According to conservative and libertarian thinking if a government official, if, say a tax collector beats you up and leaves you for dead that is tyranny, but if a private citizen or a business does it, well that's all just hunky-dory. This is nonsense and we as liberals must not be afraid to stand up and say so, to expose conservatives who speak of freedom for the idiots that they really are. Conservative "freedom" is merely the selfish freedom to carry out actions that will impose tyranny on other people. Liberal freedom is the freedom to live your life free from tyranny in all its forms.

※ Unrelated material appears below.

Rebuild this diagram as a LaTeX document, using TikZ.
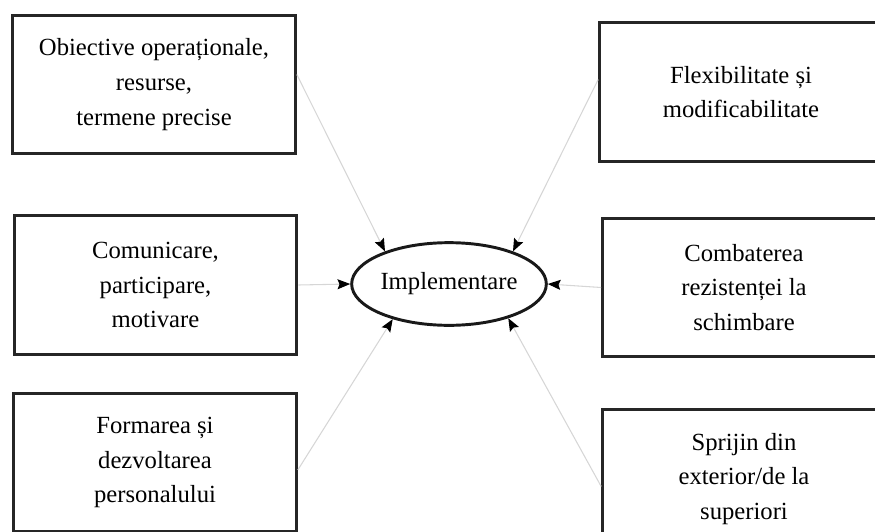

Of course different people define tyranny in different ways and this allows for a great deal of debate amongst liberals about what actions and policies can be described as tyrannical. The "war on terrorism" is a case in point. I personally support the war on terror as I believe that the Taliban are perhaps the most tyrannical regime on the planet and that the only plausible way of removing the tyranny of fear that surrounds us at this dark moment in history is victory. Other people however, view all war as tyrannical and oppose the war on terror because they feel that it will lead to tyrannical actions on our part. Both points of view are entirely valid.

It is for this reason that liberalism must continue to be a broad church, welcoming everyone from moderates to outright socialists into its arms. Only together can we progress forward to a better world for all of us free from the forces of tyranny that have blighted us throughout history.